__What is asked__
Leave out the pictures and repeat the data exactly.

__Data block__
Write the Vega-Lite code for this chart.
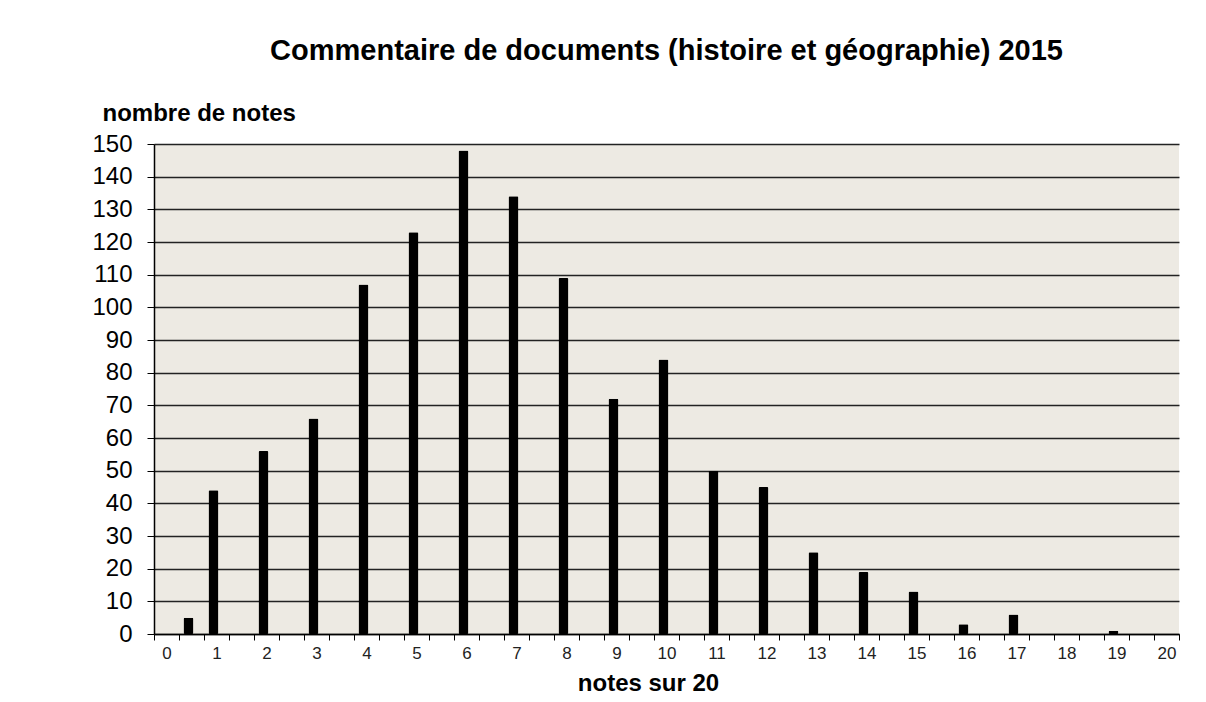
{
  "$schema": "https://vega.github.io/schema/vega-lite/v6.json",
  "autosize": "none",
  "width": 1025,
  "height": 490,
  "padding": {"left": 154, "top": 144, "right": 27, "bottom": 68},
  "background": "white",
  "title": {
    "text": "Commentaire de documents (histoire et géographie) 2015",
    "font": "Liberation Sans",
    "fontSize": 29,
    "fontWeight": "bold",
    "color": "#000000",
    "anchor": "middle",
    "offset": 35
  },
  "data": {
    "values": [
      {"note": 0.5, "n": 5},
      {"note": 1, "n": 44},
      {"note": 2, "n": 56},
      {"note": 3, "n": 66},
      {"note": 4, "n": 107},
      {"note": 5, "n": 123},
      {"note": 6, "n": 148},
      {"note": 7, "n": 134},
      {"note": 8, "n": 109},
      {"note": 9, "n": 72},
      {"note": 10, "n": 84},
      {"note": 11, "n": 50},
      {"note": 12, "n": 45},
      {"note": 13, "n": 25},
      {"note": 14, "n": 19},
      {"note": 15, "n": 13},
      {"note": 16, "n": 3},
      {"note": 17, "n": 6},
      {"note": 19, "n": 1}
    ]
  },
  "mark": {"type": "bar", "color": "#000000", "width": 10, "xOffset": -3, "cornerRadius": 1.5},
  "encoding": {
    "x": {
      "field": "note",
      "type": "ordinal",
      "scale": {
        "domain": [0,0.5,1,1.5,2,2.5,3,3.5,4,4.5,5,5.5,6,6.5,7,7.5,8,8.5,9,9.5,10,10.5,11,11.5,12,12.5,13,13.5,14,14.5,15,15.5,16,16.5,17,17.5,18,18.5,19,19.5,20],
        "paddingInner": 0,
        "paddingOuter": 0
      },
      "axis": {
        "title": "notes sur 20",
        "titleFont": "Liberation Sans",
        "titleFontSize": 24,
        "titleFontWeight": "bold",
        "titleColor": "#000000",
        "titleX": 494,
        "titleY": 56,
        "titleBaseline": "alphabetic",
        "titleAnchor": null,
        "titleAlign": "center",
        "labelAngle": 0,
        "labelFont": "Liberation Sans",
        "labelFontSize": 17,
        "labelColor": "#222222",
        "labelPadding": 5,
        "labelExpr": "datum.value % 1 === 0 ? datum.label : ''",
        "tickBand": "extent",
        "tickSize": 6,
        "tickColor": "#000000",
        "tickWidth": 1,
        "domainColor": "#000000",
        "domainWidth": 1.5,
        "grid": false
      }
    },
    "y": {
      "field": "n",
      "type": "quantitative",
      "scale": {"domain": [0, 150], "nice": false},
      "axis": {
        "title": "nombre de notes",
        "titleFont": "Liberation Sans",
        "titleFontSize": 24,
        "titleFontWeight": "bold",
        "titleColor": "#000000",
        "titleAngle": 0,
        "titleAnchor": null,
        "titleX": -52,
        "titleY": -24,
        "titleAlign": "left",
        "titleBaseline": "alphabetic",
        "values": [0,10,20,30,40,50,60,70,80,90,100,110,120,130,140,150],
        "labelFont": "Liberation Sans",
        "labelFontSize": 24,
        "labelColor": "#000000",
        "labelPadding": 15,
        "tickSize": 7,
        "tickColor": "#000000",
        "domainColor": "#000000",
        "domainWidth": 1.5,
        "grid": true,
        "gridColor": "#222222",
        "gridWidth": 1.5
      }
    }
  },
  "config": {
    "view": {"fill": "#EDEAE3", "stroke": null}
  }
}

__Complete output__
Write the Vega-Lite code for this chart.
{
  "$schema": "https://vega.github.io/schema/vega-lite/v6.json",
  "autosize": "none",
  "width": 1025,
  "height": 490,
  "padding": {"left": 154, "top": 144, "right": 27, "bottom": 68},
  "background": "white",
  "title": {
    "text": "Commentaire de documents (histoire et géographie) 2015",
    "font": "Liberation Sans",
    "fontSize": 29,
    "fontWeight": "bold",
    "color": "#000000",
    "anchor": "middle",
    "offset": 35
  },
  "data": {
    "values": [
      {"note": 0.5, "n": 5},
      {"note": 1, "n": 44},
      {"note": 2, "n": 56},
      {"note": 3, "n": 66},
      {"note": 4, "n": 107},
      {"note": 5, "n": 123},
      {"note": 6, "n": 148},
      {"note": 7, "n": 134},
      {"note": 8, "n": 109},
      {"note": 9, "n": 72},
      {"note": 10, "n": 84},
      {"note": 11, "n": 50},
      {"note": 12, "n": 45},
      {"note": 13, "n": 25},
      {"note": 14, "n": 19},
      {"note": 15, "n": 13},
      {"note": 16, "n": 3},
      {"note": 17, "n": 6},
      {"note": 19, "n": 1}
    ]
  },
  "mark": {"type": "bar", "color": "#000000", "width": 10, "xOffset": -3, "cornerRadius": 1.5},
  "encoding": {
    "x": {
      "field": "note",
      "type": "ordinal",
      "scale": {
        "domain": [0,0.5,1,1.5,2,2.5,3,3.5,4,4.5,5,5.5,6,6.5,7,7.5,8,8.5,9,9.5,10,10.5,11,11.5,12,12.5,13,13.5,14,14.5,15,15.5,16,16.5,17,17.5,18,18.5,19,19.5,20],
        "paddingInner": 0,
        "paddingOuter": 0
      },
      "axis": {
        "title": "notes sur 20",
        "titleFont": "Liberation Sans",
        "titleFontSize": 24,
        "titleFontWeight": "bold",
        "titleColor": "#000000",
        "titleX": 494,
        "titleY": 56,
        "titleBaseline": "alphabetic",
        "titleAnchor": null,
        "titleAlign": "center",
        "labelAngle": 0,
        "labelFont": "Liberation Sans",
        "labelFontSize": 17,
        "labelColor": "#222222",
        "labelPadding": 5,
        "labelExpr": "datum.value % 1 === 0 ? datum.label : ''",
        "tickBand": "extent",
        "tickSize": 6,
        "tickColor": "#000000",
        "tickWidth": 1,
        "domainColor": "#000000",
        "domainWidth": 1.5,
        "grid": false
      }
    },
    "y": {
      "field": "n",
      "type": "quantitative",
      "scale": {"domain": [0, 150], "nice": false},
      "axis": {
        "title": "nombre de notes",
        "titleFont": "Liberation Sans",
        "titleFontSize": 24,
        "titleFontWeight": "bold",
        "titleColor": "#000000",
        "titleAngle": 0,
        "titleAnchor": null,
        "titleX": -52,
        "titleY": -24,
        "titleAlign": "left",
        "titleBaseline": "alphabetic",
        "values": [0,10,20,30,40,50,60,70,80,90,100,110,120,130,140,150],
        "labelFont": "Liberation Sans",
        "labelFontSize": 24,
        "labelColor": "#000000",
        "labelPadding": 15,
        "tickSize": 7,
        "tickColor": "#000000",
        "domainColor": "#000000",
        "domainWidth": 1.5,
        "grid": true,
        "gridColor": "#222222",
        "gridWidth": 1.5
      }
    }
  },
  "config": {
    "view": {"fill": "#EDEAE3", "stroke": null}
  }
}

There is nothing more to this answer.